LONDON, July 12, 2011 ( – In what is being interpreted by some as an abrupt “u-turn,” the UK’s Equality and Human Rights Commission (EHRC) has said that Christians are being treated too harshly by judges in legal battles, mostly over complaints brought forward by homosexuals.

Commission lawyers say they are concerned that rulings against Christians already made by UK and European courts have created “a body of confusing and contradictory case law.”

“Judges have interpreted the law too narrowly in religion or belief discrimination claims,” said a statement posted to the organization’s website.

The EHRC also said that it will ask leave to intervene in upcoming cases at the European Court of Human Rights. In several cases Christians who have come into conflict with homosexualist activists under the UK’s recently installed Equality laws, are pursuing their complaints at the Strasbourg court. These include Lillian Ladele, the marriage registrar who refused to perform same-sex civil partnerships, and Gary McFarlane, a relationships counselor who said he could not in conscience treat same-sex partners.

If given leave to intervene, the Commission says it will argue that the way existing human rights and equality law has been interpreted by judges in recent decisions is insufficient to protect freedom of religion or belief.

The courts have “set the bar too high” to prove discrimination on the grounds of religion or belief, the statement continued. The EHRC contends that it is possible to “accommodate expression of religion alongside the rights of people who are not religious and the needs of businesses.”

John Wadham, legal director at the commission, said, “Our intervention in these cases would encourage judges to interpret the law more broadly and more clearly to the benefit of people who are religious and those who are not.

“The idea of making reasonable adjustments to accommodate a person’s needs has served disability discrimination law well for decades. It seems reasonable that a similar concept could be adopted to allow someone to manifest their religious beliefs.

The continued existence of the Commission, a “quasi-nongovernmental organization,” or quango, created three years ago to administer the country’s new equalities laws, is starting to be in doubt. Throughout its brief history, the Commission has come under criticism as a hastily constructed, Labour era financial white elephant dedicated to an outdated and discredited set of political ideologies.

A recent audit of the Commission’s finances has raised questions about its ongoing feasibility, with Amyas Morse, head of the National Audit Office, expressing concern over the organization’s lack of financial understanding and competence. The audit found that salaries at the Commission, which has a staff of 540 and a £63 million budget, are too large for its budget and it is paying too many unauthorized salaries. The audit revealed that the Commission had breached government pay guidelines by £570,000. All together, the quango had spent £1.5 million without authorization.

Yesterday’s statement is being interpreted by homosexualist activists as a “u-turn,” given the Commission’s history of general antipathy towards the rights of religious people. Ben Summerskill, head of the politically influential homosexualist group Stonewall, said that the Commission’s statement “has apparently been made by officers without consulting its board,” and “confuses a settled legal situation that is currently clear.”

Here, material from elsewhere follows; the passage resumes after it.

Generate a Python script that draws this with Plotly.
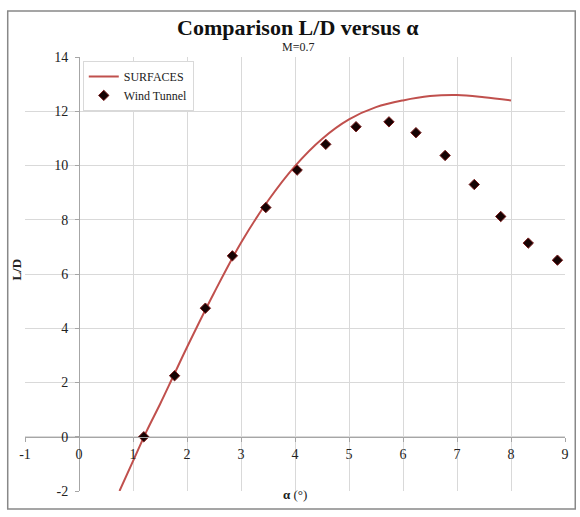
import plotly.graph_objects as go

# SURFACES (computed) curve
surf_alpha = [0.75, 1.0, 1.25, 1.5, 1.75, 2.0, 2.5, 3.0, 3.5, 4.0, 4.5, 5.0, 5.5, 6.0, 6.5, 7.0, 7.5, 8.0]
surf_ld = [-2.0, -0.9, 0.2, 1.2, 2.25, 3.3, 5.3, 7.15, 8.7, 9.98, 10.98, 11.7, 12.15, 12.4, 12.56, 12.6, 12.52, 12.4]

# Wind tunnel measurements
wt_alpha = [1.2, 1.77, 2.34, 2.84, 3.46, 4.04, 4.57, 5.13, 5.74, 6.24, 6.78, 7.32, 7.81, 8.32, 8.86]
wt_ld = [0.0, 2.25, 4.74, 6.67, 8.45, 9.83, 10.78, 11.43, 11.61, 11.21, 10.37, 9.30, 8.12, 7.14, 6.51]

x_ticks = list(range(-1, 10))
y_ticks = list(range(-2, 15, 2))

FONT = "Liberation Serif, Times New Roman, serif"

fig = go.Figure()
fig.add_trace(go.Scatter(
    x=surf_alpha, y=surf_ld, mode="lines", name="SURFACES",
    line=dict(color="#C0504D", width=2, shape="spline", smoothing=1.0),
))
fig.add_trace(go.Scatter(
    x=wt_alpha, y=wt_ld, mode="markers", name="Wind Tunnel",
    marker=dict(symbol="diamond", size=8, color="#160303",
                line=dict(color="#7a1a1a", width=1)),
))

fig.update_layout(
    width=580, height=517,
    margin=dict(l=25, r=15, t=57, b=26),
    paper_bgcolor="white", plot_bgcolor="white",
    font=dict(family=FONT, size=12, color="#222"),
    showlegend=True,
    legend=dict(x=0.107, y=0.991, xanchor="left", yanchor="top",
                bgcolor="white", bordercolor="#d9d9d9", borderwidth=1,
                font=dict(family=FONT, size=12, color="#222"),
                tracegroupgap=2, itemwidth=30),
    xaxis=dict(range=[-1, 9], tickvals=x_ticks, ticktext=[str(v) for v in x_ticks],
               showgrid=True, gridcolor="#d9d9d9", gridwidth=1, zeroline=False,
               showline=True, linecolor="#a6a6a6", linewidth=1,
               anchor="free", position=0.125,
               ticks="outside", ticklen=4, tickcolor="#a6a6a6",
               tickfont=dict(family=FONT, size=14, color="#222")),
    yaxis=dict(range=[-2, 14], tickvals=y_ticks, ticktext=[str(v) for v in y_ticks],
               showgrid=True, gridcolor="#d9d9d9", gridwidth=1, zeroline=False,
               showline=True, linecolor="#a6a6a6", linewidth=1,
               anchor="free", position=0.1, ticklabelstandoff=4,
               ticks="outside", ticklen=4, tickcolor="#a6a6a6",
               tickfont=dict(family=FONT, size=14, color="#222")),
    shapes=[dict(type="rect", xref="paper", yref="paper",
                 x0=-0.032, x1=1.019, y0=-0.0415, y1=1.106,
                 line=dict(color="#888888", width=1.5), layer="below")],
    annotations=[
        dict(text="<b>Comparison L/D versus α</b>", xref="paper", yref="paper",
             x=0.505, y=1.068, xanchor="center", yanchor="middle", showarrow=False,
             font=dict(family=FONT, size=22, color="#111")),
        dict(text="M=0.7", xref="paper", yref="paper",
             x=0.505, y=1.024, xanchor="center", yanchor="middle", showarrow=False,
             font=dict(family=FONT, size=12, color="#222")),
        dict(text="<b>L/D</b>", xref="paper", yref="paper",
             x=-0.015, y=0.51, xanchor="center", yanchor="middle", showarrow=False,
             textangle=-90, font=dict(family=FONT, size=13, color="#222")),
        dict(text="<b>α</b> (°)", xref="paper", yref="paper",
             x=0.5, y=-0.008, xanchor="center", yanchor="middle", showarrow=False,
             font=dict(family=FONT, size=13, color="#222")),
    ],
)

fig.write_html("out.html")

Recently, EHRC head Trevor Phillips surprised observers by issuing a statement in which he denounced Christianity, the official state religion of the UK, as “more militant” and “homophobic” than Islam. Phillips said that Christians need to “integrate” better into Britain’s “modern liberal democracy.”

At the same time, Phillips said that in some cases, Christians have borne the brunt of heightened anti-religious language by militant atheists.